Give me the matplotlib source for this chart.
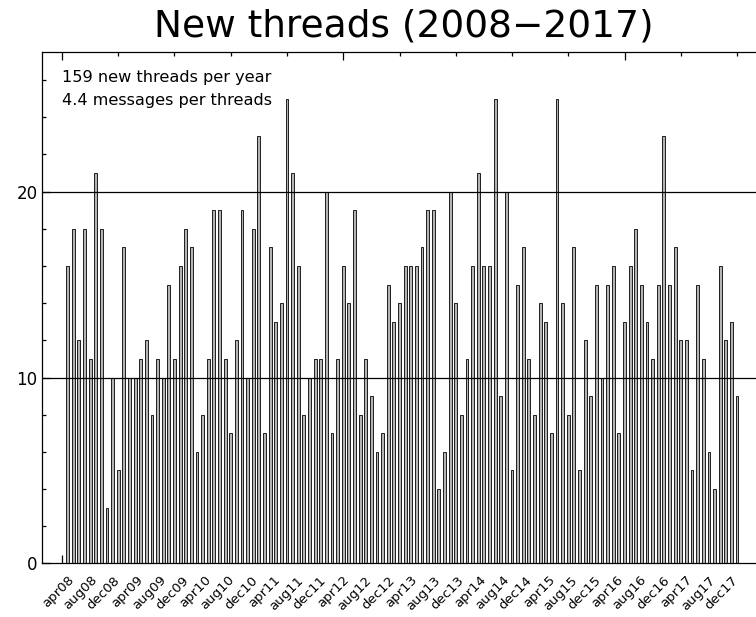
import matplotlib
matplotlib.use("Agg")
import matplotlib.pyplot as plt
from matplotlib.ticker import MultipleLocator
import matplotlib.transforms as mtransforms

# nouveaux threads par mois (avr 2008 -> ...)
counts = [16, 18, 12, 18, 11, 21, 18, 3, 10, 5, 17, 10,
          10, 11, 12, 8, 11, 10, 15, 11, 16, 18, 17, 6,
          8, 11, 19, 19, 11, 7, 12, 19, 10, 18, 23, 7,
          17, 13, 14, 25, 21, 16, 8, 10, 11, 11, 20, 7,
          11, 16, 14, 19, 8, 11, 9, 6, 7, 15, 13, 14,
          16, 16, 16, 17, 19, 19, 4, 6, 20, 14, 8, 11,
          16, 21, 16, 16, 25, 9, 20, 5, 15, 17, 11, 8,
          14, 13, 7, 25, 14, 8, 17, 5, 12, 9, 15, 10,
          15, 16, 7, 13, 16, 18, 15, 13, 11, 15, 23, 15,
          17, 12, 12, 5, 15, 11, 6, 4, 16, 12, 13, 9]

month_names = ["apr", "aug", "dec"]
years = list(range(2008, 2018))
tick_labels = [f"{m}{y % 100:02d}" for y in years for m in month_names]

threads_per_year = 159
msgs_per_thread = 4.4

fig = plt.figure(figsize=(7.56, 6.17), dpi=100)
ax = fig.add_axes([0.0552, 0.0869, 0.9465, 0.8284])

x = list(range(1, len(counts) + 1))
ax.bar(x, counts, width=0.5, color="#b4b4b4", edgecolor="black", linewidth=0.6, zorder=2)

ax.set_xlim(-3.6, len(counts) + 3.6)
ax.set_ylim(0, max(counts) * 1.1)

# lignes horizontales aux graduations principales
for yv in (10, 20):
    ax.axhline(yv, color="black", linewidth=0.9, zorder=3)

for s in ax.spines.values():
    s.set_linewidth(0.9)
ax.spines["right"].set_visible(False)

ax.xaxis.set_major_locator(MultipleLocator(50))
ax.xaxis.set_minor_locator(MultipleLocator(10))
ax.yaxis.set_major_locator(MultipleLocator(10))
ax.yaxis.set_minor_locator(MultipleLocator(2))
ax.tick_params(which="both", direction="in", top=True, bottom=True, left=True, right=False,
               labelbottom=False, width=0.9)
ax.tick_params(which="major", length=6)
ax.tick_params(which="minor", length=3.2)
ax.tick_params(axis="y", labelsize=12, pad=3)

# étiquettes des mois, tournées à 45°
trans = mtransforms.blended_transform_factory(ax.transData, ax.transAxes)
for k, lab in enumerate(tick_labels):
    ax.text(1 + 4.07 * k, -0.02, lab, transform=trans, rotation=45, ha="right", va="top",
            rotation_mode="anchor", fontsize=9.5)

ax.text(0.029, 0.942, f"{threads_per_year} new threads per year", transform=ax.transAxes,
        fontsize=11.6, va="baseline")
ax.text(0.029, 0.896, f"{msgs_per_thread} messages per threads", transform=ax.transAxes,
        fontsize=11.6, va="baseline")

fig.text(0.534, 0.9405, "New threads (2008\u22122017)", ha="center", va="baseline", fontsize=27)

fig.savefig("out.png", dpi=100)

◆ ◆ ◆ ◆ ◆ ◆ ◆

> [Exercise description]: Leave the pictures out, and print every line of the listing exactly as written.

> [Exercise output]:
Give me the matplotlib source for this chart.
import matplotlib
matplotlib.use("Agg")
import matplotlib.pyplot as plt
from matplotlib.ticker import MultipleLocator
import matplotlib.transforms as mtransforms

# nouveaux threads par mois (avr 2008 -> ...)
counts = [16, 18, 12, 18, 11, 21, 18, 3, 10, 5, 17, 10,
          10, 11, 12, 8, 11, 10, 15, 11, 16, 18, 17, 6,
          8, 11, 19, 19, 11, 7, 12, 19, 10, 18, 23, 7,
          17, 13, 14, 25, 21, 16, 8, 10, 11, 11, 20, 7,
          11, 16, 14, 19, 8, 11, 9, 6, 7, 15, 13, 14,
          16, 16, 16, 17, 19, 19, 4, 6, 20, 14, 8, 11,
          16, 21, 16, 16, 25, 9, 20, 5, 15, 17, 11, 8,
          14, 13, 7, 25, 14, 8, 17, 5, 12, 9, 15, 10,
          15, 16, 7, 13, 16, 18, 15, 13, 11, 15, 23, 15,
          17, 12, 12, 5, 15, 11, 6, 4, 16, 12, 13, 9]

month_names = ["apr", "aug", "dec"]
years = list(range(2008, 2018))
tick_labels = [f"{m}{y % 100:02d}" for y in years for m in month_names]

threads_per_year = 159
msgs_per_thread = 4.4

fig = plt.figure(figsize=(7.56, 6.17), dpi=100)
ax = fig.add_axes([0.0552, 0.0869, 0.9465, 0.8284])

x = list(range(1, len(counts) + 1))
ax.bar(x, counts, width=0.5, color="#b4b4b4", edgecolor="black", linewidth=0.6, zorder=2)

ax.set_xlim(-3.6, len(counts) + 3.6)
ax.set_ylim(0, max(counts) * 1.1)

# lignes horizontales aux graduations principales
for yv in (10, 20):
    ax.axhline(yv, color="black", linewidth=0.9, zorder=3)

for s in ax.spines.values():
    s.set_linewidth(0.9)
ax.spines["right"].set_visible(False)

ax.xaxis.set_major_locator(MultipleLocator(50))
ax.xaxis.set_minor_locator(MultipleLocator(10))
ax.yaxis.set_major_locator(MultipleLocator(10))
ax.yaxis.set_minor_locator(MultipleLocator(2))
ax.tick_params(which="both", direction="in", top=True, bottom=True, left=True, right=False,
               labelbottom=False, width=0.9)
ax.tick_params(which="major", length=6)
ax.tick_params(which="minor", length=3.2)
ax.tick_params(axis="y", labelsize=12, pad=3)

# étiquettes des mois, tournées à 45°
trans = mtransforms.blended_transform_factory(ax.transData, ax.transAxes)
for k, lab in enumerate(tick_labels):
    ax.text(1 + 4.07 * k, -0.02, lab, transform=trans, rotation=45, ha="right", va="top",
            rotation_mode="anchor", fontsize=9.5)

ax.text(0.029, 0.942, f"{threads_per_year} new threads per year", transform=ax.transAxes,
        fontsize=11.6, va="baseline")
ax.text(0.029, 0.896, f"{msgs_per_thread} messages per threads", transform=ax.transAxes,
        fontsize=11.6, va="baseline")

fig.text(0.534, 0.9405, "New threads (2008\u22122017)", ha="center", va="baseline", fontsize=27)

fig.savefig("out.png", dpi=100)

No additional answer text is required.